Notes via Leslie Flores of the Transparency and Accountability Network
ATTY. RAUL PANGALANGAN. Former UP College of Law Dean Raul Pangalangan was the last of the five candidates in Day 2’s public interview. It was Dean Pangalangan’s fourth time to be scrutinized by the Judicial Bar Council (JBC) after being nominated and shortlisted three times in the past for the same position.
Aside from being a professor of and an expert on Constitutional and International Law, Dean Pangalangan is also an advocate of judicial reform as Chair of a non- government organization, Bantay Katarungan where he helped in the petition to Commission on Election to release the names of partylist representatives which they also won. He has also been engaged in what he calls a public interest practice of law doing pro bono work on cases involving public interest. He considers these two involvements his greatest contributions to the court when appointed.
In his two- term stint as Dean of the UP College of Law, he said that one of his accomplishments was his efforts to improve the quality of life of the students by raising funds for scholarship from donors with whom he made clear that the only thing he could give in return was a thank you.
His greatest challenge, on the other hand, was when the Supreme Court appointed him as amicus counsel in the impeachment of then Chief Justice Hilario Davide. While he believed that CJ Davide was innocent from the impeachment charges and that the case was not ripe for adjudication, he was also aware that there were rules to follow. He said he was glad that the case did not prosper.
Although he spent many years in the academe, he said that he is also familiar with the actual practice of law since he has done the works of a practicing lawyer in the early years of his career and with the limited private practice allowed by UP. His one foot, he said is in the academe and the other, in the actual practice. One of the biggest cases he handled was the reclassification of San Miguel Corporation stocks.
For him, the most important role of a justice in the judicial system is to judge properly.
One of the reforms he suggested to the court is the admissibility of cellular phone evidences citing the abduction of Jun Lozada in relation to the ZTE-NBN deal and the involvement of professional checkers to improve legal education. As a PHILJA lecturer on International Law, he suggested holding of workshops and interactive, hands-on training. He added that disciplining of judges should not be left to the Court alone because it islimited with various rules.

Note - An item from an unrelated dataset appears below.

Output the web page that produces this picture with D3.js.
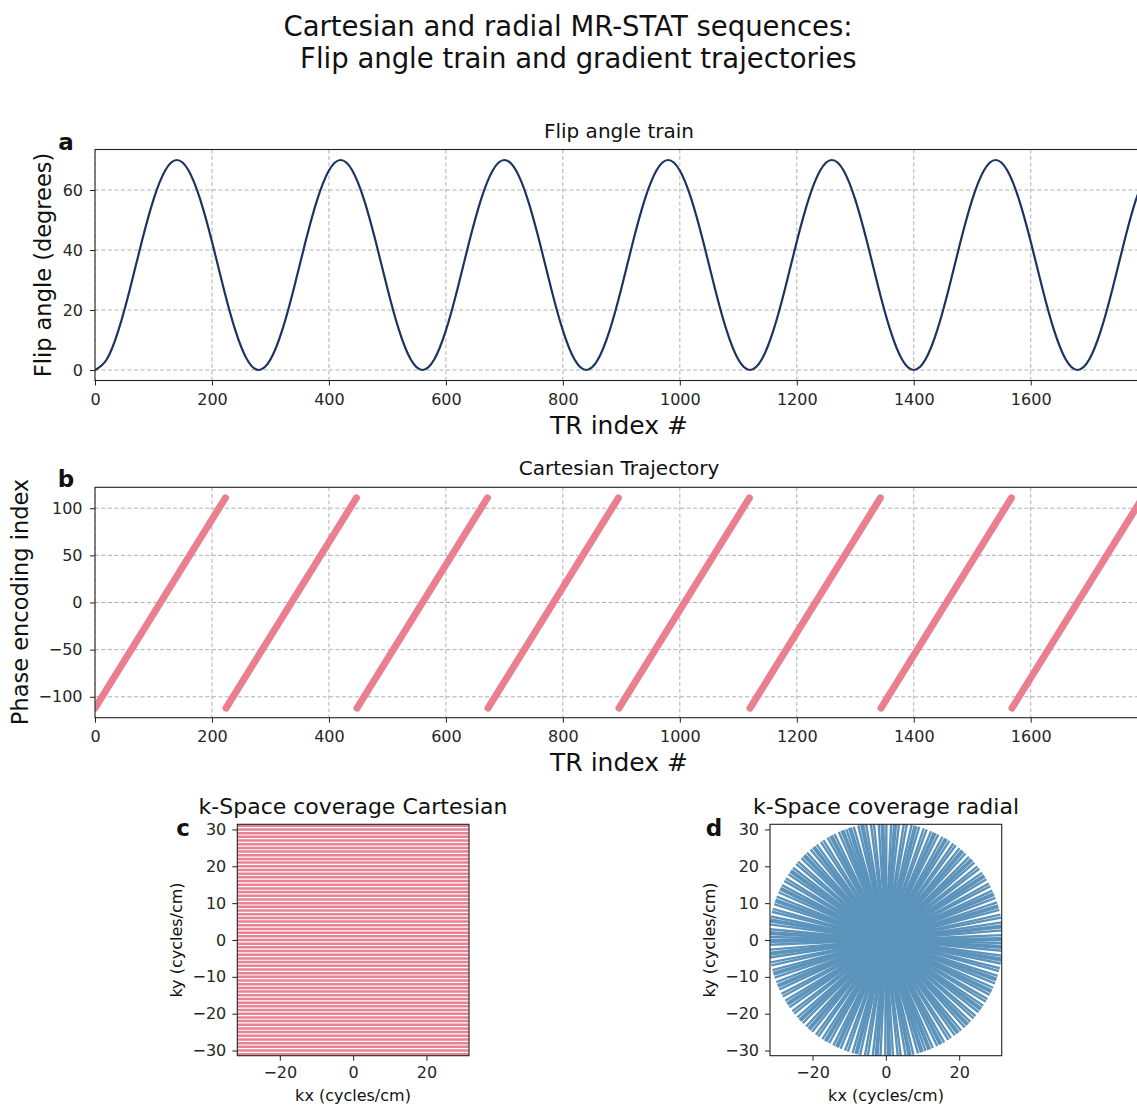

Contrary to some of the candidates that were interviewed, Dean Pangalangan did not think there is a need for charter change even in the selection process of justices saying that it can be improved and perfected. He said he can live with the text of the 1987 Constitution and that adjustments can be done in the interpretation. If constitutional amendment pushes through, he prefers constitutional convention rather than constituent assembly. And if ever a constituent assembly is formed, he believes that Congress and Senate should vote separately and resolve conflicts through the formation of a bicameral conference committee although he suspected that this would be challenged in the court.
When asked on what should be done in case an international law is in conflict with the local law, Dean Pangalangan cited the Abbas vs Comelec which indicates that Philippine Constitution should prevail.
He was against death penalty since he did not think that it will solve crimes but the effective forensic investigation and prosecution. He added that the real penalty against criminals is to keep them in jail. He elaborated by saying that there are other ways to punish and more ways to deter crimes.
On the legality of same sex marriage, Dean Pangalangan said it is not legal because the law indicates marriage is between a man and a woman but homosexuals should be given equal protection in the law and that there should be an effort to break all barriers that discriminates homosexuals. He said that the Comelec decision excluding Ladlad as a partylist was lamentable.
On exempting 15 years and below from criminal prosecution, he said that what should be done is prepare proper jail and rehabilitation for the kids. They should not be exempted however, they should be placed in proper rehabilitation.
On how the court should respond if a judge is proven to have accepted bribe, he believes that he/she should be dismissed and disbarred and possibly charge criminally depending on the gravity of the offense but he is open to granting judicial clemency, after five years but within the bounds of law and ensuring that no special treatment is granted to them. What’s important, he said, is to stick with the standards.